To raise awareness these individuals have been speaking at conferences and out in public on the issue with a focus on their own personal experience. According to the NSW Office of Liquor, Gaming and Racing, the stigma that is attached to problem gambling is a leading cause. Problem gamblers are unable to confide their issue due to shame.

By raising awareness, it is exposing the problem as something which can be helped through many different avenues.

Gaming and Promotions Executive at Steelers Club of Wollongong, Graham Crittenden said “It is not easy to pick someone who has a problem with gambling.
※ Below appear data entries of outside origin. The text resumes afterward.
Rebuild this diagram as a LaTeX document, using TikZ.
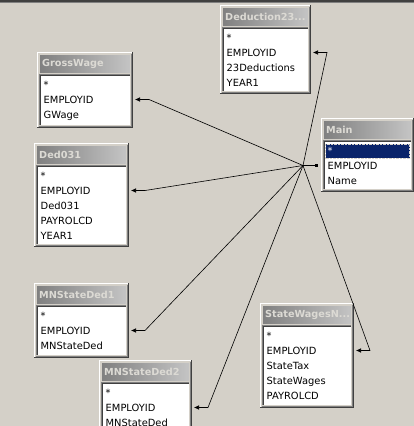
\documentclass[tikz,border=0pt]{standalone}
\usepackage{fontspec}
\usepackage{tikz}
\usetikzlibrary{arrows.meta, calc}
\newfontfamily\dbfont{DejaVu Sans}
\definecolor{canvas}{HTML}{D4D0C8}
\definecolor{windark}{HTML}{404040}
\definecolor{winmid}{HTML}{808080}
\definecolor{titleL}{HTML}{808080}
\definecolor{titleR}{HTML}{C4C4C4}
\definecolor{titleink}{HTML}{DCDAD4}
\definecolor{selbg}{HTML}{0A246A}
\tikzset{
  tbltitle/.style={anchor=west, inner sep=0pt, text=titleink,
    font=\dbfont\bfseries\fontsize{9.7}{11}\selectfont},
  tblrow/.style={anchor=west, inner sep=0pt, text height=7.4pt, text depth=2pt,
    font=\dbfont\fontsize{9.9}{11}\selectfont},
  joinln/.style={draw=black, line width=0.6pt},
  joinarr/.style={joinln, -{Latex[length=5pt, width=4.6pt]}},
  joinsq/.style={joinln, -{Square[length=2.6pt, width=2.6pt]}}
}
% table: id, x, y, width, height, title, fields, selected row
\newcommand{\dbtable}[8]{%
  \begin{scope}[shift={(#2,#3)}]
    \fill[canvas] (0,0) rectangle (#4,#5);
    \draw[white] (0.5,#5-0.5) -- (0.5,0.5) -- (#4-0.5,0.5);
    \draw[winmid] (1.5,#5-1.5) -- (#4-1.5,#5-1.5) -- (#4-1.5,1.5);
    \draw[windark] (0,#5-0.5) -- (#4-0.5,#5-0.5) -- (#4-0.5,0);
    \shade[left color=titleL, right color=titleR] (3,3) rectangle (#4-3,20);
    \node[tbltitle] (#1) at (5,11.5) {#6};
    \fill[white] (2,22) rectangle (#4-3,#5-3);
    \draw[winmid] (2.5,#5-3) -- (2.5,22.5) -- (#4-3,22.5);
    \draw[windark] (3.5,#5-3) -- (3.5,23.5) -- (#4-3,23.5);
    \ifnum#8>0
      \fill[selbg] (4.5,18+15*#8-7) rectangle (#4-4.5,18+15*#8+7);
      \draw[densely dotted, canvas] (4.5,18+15*#8-7) rectangle (#4-4.5,18+15*#8+7);
    \fi
    \foreach \r [count=\i] in {#7} {
      \coordinate (#1-\i-l) at (0,17.5+15*\i);
      \coordinate (#1-\i-r) at (#4,17.5+15*\i);
      \ifnum\i=#8\relax \def\rowink{white}\else \def\rowink{black}\fi
      \node[tblrow, text=\rowink] (#1-\i) at (6.5,18.5+15*\i) {\r};
    }
  \end{scope}}

\begin{document}
\begin{tikzpicture}[x=1pt, y=-1pt]
\useasboundingbox (0,0) rectangle (414,426);
\clip (0,0) rectangle (414,426);
\fill[canvas] (0,0) rectangle (414,426);
\fill[windark] (0,0) rectangle (414,1.5);
\fill[winmid] (0,1.5) rectangle (414,3);

% tables
\dbtable{dd}{220}{5}{91}{89}{Deduction23...}{*, EMPLOYID, 23Deductions, YEAR1}{0}
\dbtable{gw}{37}{52}{96}{76}{GrossWage}{*, EMPLOYID, GWage}{0}
\dbtable{mn}{321}{118}{93}{74}{Main}{*, EMPLOYID, Name}{1}
\dbtable{dc}{34}{143}{95}{104}{Ded031}{*, EMPLOYID, Ded031, PAYROLCD, YEAR1}{0}
\dbtable{ma}{34}{283}{95}{75}{MNStateDed1}{*, EMPLOYID, MNStateDed}{0}
\dbtable{sw}{260}{303}{94}{105}{StateWagesN...}{*, EMPLOYID, StateTax, StateWages, PAYROLCD}{0}
\dbtable{mb}{99}{360}{93}{80}{MNStateDed2}{*, EMPLOYID, MNStateDed}{0}

% joins on EMPLOYID
\coordinate (hub) at ($(mn-2-l)+(-18,0)$);
\draw[joinsq] (hub) -- ($(mn-2-l)+(-3,0)$);
\foreach \t in {dd, gw, dc, ma, sw, mb}
  \draw[joinarr] (hub) -- ($(\t-2-r)+(16,0)$) -- ($(\t-2-r)+(2,0)$);
\end{tikzpicture}
\end{document}
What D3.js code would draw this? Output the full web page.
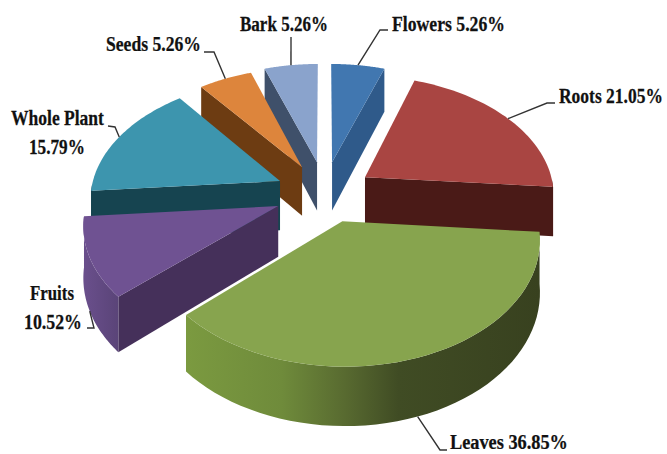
<!DOCTYPE html>
<html>
<head>
<meta charset="utf-8">
<script src="https://cdn.jsdelivr.net/npm/d3@7"></script>
<style>
html,body{margin:0;padding:0;background:#fff;overflow:hidden}
svg{display:block}
text{font-family:"Liberation Serif",serif;font-weight:bold;fill:#111;stroke:#111;stroke-width:.25px}
</style>
</head>
<body>
<svg id="chart" width="667" height="454"></svg>
<script>
// Plant parts used, as percentages of the total
const categories = ["Flowers","Roots","Leaves","Fruits","Whole Plant","Seeds","Bark"];
const shares = [5.26,21.05,36.85,10.52,15.79,5.26,5.26];

// Top, radial-face and rim colours per slice
const topColors  = ["#4177b0","#a94542","#87a44e","#6f5292","#3d95ae","#dd853c","#8aa3cc"];
const faceColors = ["#2f5a8a","#4a1a17","#3a4420","#45305a","#164450","#6d3c12","#3f506a"];

// How far each slice is pulled out of the pie (x to the right, y toward the viewer)
const pull = [[.044,-.285],[.22,-.153],[.094,.215],[-.238,.092],[-.235,-.119],[-.119,-.24],[-.038,-.285]];

// Painter's order, back to front
const drawOrder = [0,6,1,5,4,3,2];

// Label layout: text lines with [x, baseline, width], and leader bends
const labelLines = [
  [["Flowers 5.26%",392,31,113]],
  [["Roots 21.05%",559,103,104]],
  [["Leaves 36.85%",450,449,118]],
  [["Fruits",30,300,44],["10.52%",24,329,58]],
  [["Whole Plant",11,125,93],["15.79%",29,154,56]],
  [["Seeds 5.26%",106,51,95]],
  [["Bark 5.26%",240,31,88]]
];
const leaderBends = [
  [[380,30],[388,30]],
  [[547,103],[555,103]],
  [[440,450],[447,450]],
  [[94,328],[87,328]],
  [[115,127],[108,126]],
  [[214,52],[204,52]],
  [[291,37]]
];
const leaderFromBase = [false,false,true,true,false,false,false];

// Ground-plane projection of the pie
const view = {cx:324, cy:195, ax:190, by:119, k:.13, h:50};
const persp = y => 1/(1 - view.k*y);
const project = (x,y,drop=0) => [
  view.cx + view.ax*x*persp(y),
  view.cy + (view.by*y + drop)*persp(y)
];

const svg = d3.select("#chart");
const defs = svg.append("defs");
const rim = d3.line();

const pie = d3.pie().sort(null).value(d=>d);
const arcs = pie(shares);

// Side shading for the rounded walls
function wallGradient(id, stops){
  const g = defs.append("linearGradient").attr("id",id).attr("x1",0).attr("x2",1).attr("y1",0).attr("y2",0);
  stops.forEach(([o,c])=>g.append("stop").attr("offset",o).attr("stop-color",c));
}
wallGradient("wall-leaves",[[0,"#7b9a40"],[.27,"#6f8b3b"],[.45,"#586a30"],[.6,"#404c24"],[1,"#38411f"]]);
wallGradient("wall-fruits",[[0,"#6a4f8c"],[1,"#5a4478"]]);
const wallFill = {2:"url(#wall-leaves)",3:"url(#wall-fruits)"};

const TAU = 2*Math.PI;
const rimAt = (i,a)=>[pull[i][0]+Math.sin(a), pull[i][1]-Math.cos(a)];

drawOrder.forEach(i=>{
  const {startAngle:a0,endAngle:a1} = arcs[i];
  const g = svg.append("g").attr("class","slice").datum(categories[i]);
  const [ox,oy] = pull[i];
  const apex = project(ox,oy), apexB = project(ox,oy,view.h);
  const steps = d3.range(0,49).map(t=>a0+(a1-a0)*t/48);
  const topRim = steps.map(a=>project(...rimAt(i,a)));

  // Radial faces that turn toward the viewer
  const face = a=>{
    const p = rimAt(i,a);
    return [apex,project(...p),project(...p,view.h),apexB];
  };
  const faces = [];
  if(a0 > Math.PI && a0 < TAU) faces.push(a0);
  if(a1 > 0 && a1 < Math.PI) faces.push(a1);
  faces.forEach(a=>g.append("path").attr("d",rim(face(a))+"Z").attr("fill",faceColors[i]));

  // Front part of the outer wall
  const front = steps.filter(a=>a>Math.PI/2 && a<1.5*Math.PI);
  if(front.length>1){
    const upper = front.map(a=>project(...rimAt(i,a)));
    const lower = front.map(a=>project(...rimAt(i,a),view.h)).reverse();
    g.append("path").attr("d",rim(upper.concat(lower))+"Z").attr("fill",wallFill[i]||faceColors[i]);
  }

  // Top surface
  g.append("path").attr("d",rim([apex,...topRim])+"Z").attr("fill",topColors[i]);
});

// Leaders and labels; each text is squeezed horizontally to its slot width
categories.forEach((name,i)=>{
  const mid = (arcs[i].startAngle+arcs[i].endAngle)/2;
  const start = project(...rimAt(i,mid),leaderFromBase[i]?view.h:0);
  svg.append("path")
    .attr("d",rim([start,...leaderBends[i]]))
    .attr("fill","none").attr("stroke","#333").attr("stroke-width",1.4);
  labelLines[i].forEach(([t,x,y,w])=>{
    const label = svg.append("text").attr("font-size",21).text(t);
    const natural = label.node().getComputedTextLength();
    label.attr("transform",`translate(${x},${y}) scale(${w/natural},1)`);
  });
});
</script>
</body>
</html>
Often they will try to hide the issue, though there are many options for people in need.”

A high percentage of problem gamblers hide their addiction by lying about their whereabouts. They are also often in denial which is why it is not possible to determine whether another is a ‘problem gambler.’
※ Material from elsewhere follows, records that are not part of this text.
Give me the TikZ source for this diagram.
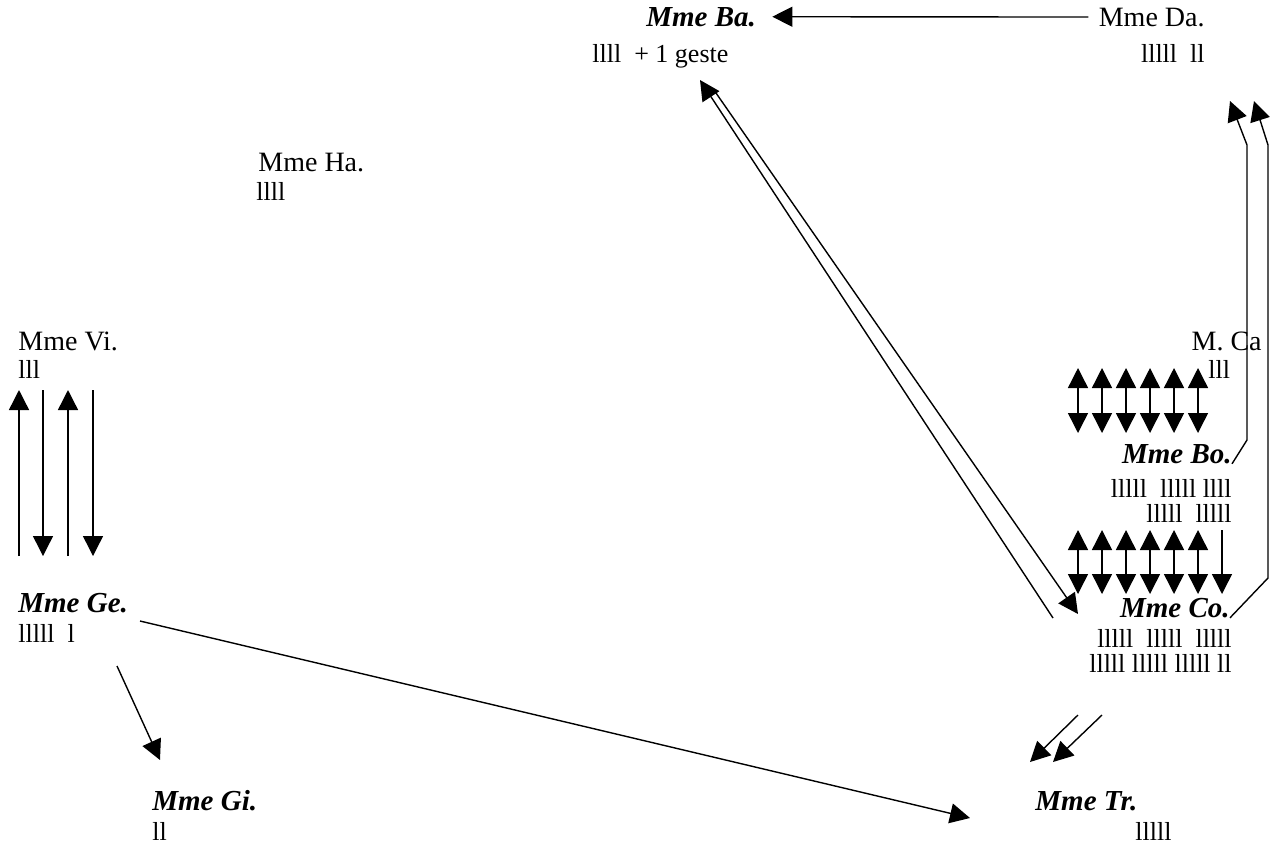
\documentclass[tikz,border=0pt]{standalone}
\usepackage{fontspec}
\setmainfont{Liberation Serif}
\usetikzlibrary{arrows.meta}

\tikzset{
  nom/.style={inner sep=0pt, font=\fontsize{14.5}{16}\selectfont\bfseries\itshape},
  nomsimple/.style={inner sep=0pt, font=\fontsize{14}{16}\selectfont},
  traits/.style={inner sep=0pt, font=\fontsize{13}{14}\selectfont},
  fleche/.style={line width=0.7pt, -{Triangle[length=10pt,width=10pt]}},
  aller retour/.style={line width=0.7pt, {Triangle[length=10pt,width=10pt]}-{Triangle[length=10pt,width=10pt]}},
}

\begin{document}
\begin{tikzpicture}[x=0.5pt,y=-0.5pt]
\useasboundingbox (0,0) rectangle (1270,843);

% les personnes
\node[nom, anchor=base west] (ba) at (646,26) {Mme Ba.};
\node[traits, anchor=base west] (ba t) at (592,62) {llll\ \ + 1 geste};
\node[nomsimple, anchor=base east] (da) at (1205,26) {Mme Da.};
\node[traits, anchor=base east] (da t) at (1205,62) {lllll\ \ ll};
\node[nomsimple, anchor=base west] (ha) at (258,171) {Mme Ha.};
\node[traits, anchor=base west] (ha t) at (256,200) {llll};
\node[nomsimple, anchor=base west] (vi) at (18,350) {Mme Vi.};
\node[traits, anchor=base west] (vi t) at (18,378) {lll};
\node[nomsimple, anchor=base east] (ca) at (1262,350) {M. Ca};
\node[traits, anchor=base west] (ca t) at (1208,378) {lll};
\node[nom, anchor=base east] (bo) at (1232,463) {Mme Bo.};
\node[traits, anchor=base east] (bo t1) at (1232,497) {lllll\ \ lllll llll};
\node[traits, anchor=base east] (bo t2) at (1232,522) {lllll\ \ lllll};
\node[nom, anchor=base east] (co) at (1230,617) {Mme Co.};
\node[traits, anchor=base east] (co t1) at (1232,647) {lllll\ \ lllll\ \ lllll};
\node[traits, anchor=base east] (co t2) at (1232,672) {lllll lllll lllll ll};
\node[nom, anchor=base west] (ge) at (18,612) {Mme Ge.};
\node[traits, anchor=base west] (ge t) at (18,642) {lllll\ \ l};
\node[nom, anchor=base west] (gi) at (152,810) {Mme Gi.};
\node[traits, anchor=base west] (gi t) at (152,840) {ll};
\node[nom, anchor=base west] (tr) at (1035,810) {Mme Tr.};
\node[traits, anchor=base west] (tr t) at (1135,840) {lllll};

% bouts libres des fleches
\coordinate (ba pied) at (700,80);
\coordinate (ba depart) at (716,93);
\coordinate (co pied) at (1078,614);
\coordinate (co depart) at (1053,618);
\coordinate (da pied1) at (1230,101);
\coordinate (da pied2) at (1254,101);
\coordinate (ge depart) at (140,621);
\coordinate (ge depart2) at (117,666);
\coordinate (gi pied) at (160,760);
\coordinate (tr pied) at (970,818);

% Da vers Ba
\draw[fleche] ([xshift=-5]da.west) -- ([xshift=8]ba.east);

% Vi et Ge
\foreach \x in {19,68}{
  \draw[fleche] (\x,556) -- (\x,390);
}
\foreach \x in {43,93}{
  \draw[fleche] (\x,390) -- (\x,556);
}

% Ca, Bo, Co
\foreach \i in {0,...,5}{
  \draw[aller retour] (1078+24*\i,368) -- (1078+24*\i,433);
  \draw[aller retour] (1078+24*\i,530) -- (1078+24*\i,594);
}
\draw[fleche] (1222,530) -- (1222,594);

% Ba et Co
\draw[fleche] (co depart) -- (ba pied);
\draw[fleche] (ba depart) -- (co pied);

% vers Da
\draw[fleche] (bo.south east) -- (1247,440) -- (1247,145) -- (da pied1);
\draw[fleche] (co.south east) -- (1268,578) -- (1268,145) -- (da pied2);

% vers Tr et Gi
\draw[fleche] (1078,715) -- (1030,762);
\draw[fleche] (1102,715) -- (1053,762);
\draw[fleche] (ge depart) -- (tr pied);
\draw[fleche] (ge depart2) -- (gi pied);
\end{tikzpicture}
\end{document}
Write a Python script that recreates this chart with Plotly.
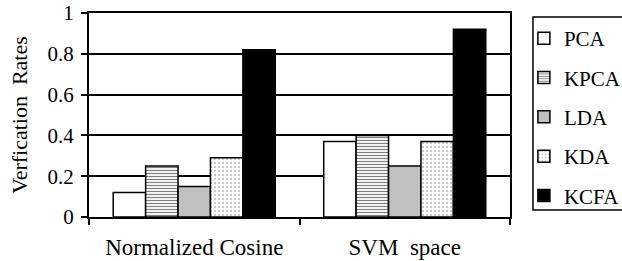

Clubs provide a self-exclusion program for individuals where they ban themselves from a venue. State gambling-prevalence surveys have reported that approximately 31%-61% of problem gamblers have utilised this service.

Crittenden said “Our club has found that the program is effective for certain individuals though the issue is that it only excludes them from the one venue.”

The Office of Liquor, Gaming and Racing is constantly assessing what can be done in order to deal with the issue. As stated by Crittenden, “Understanding the problem is the first step.”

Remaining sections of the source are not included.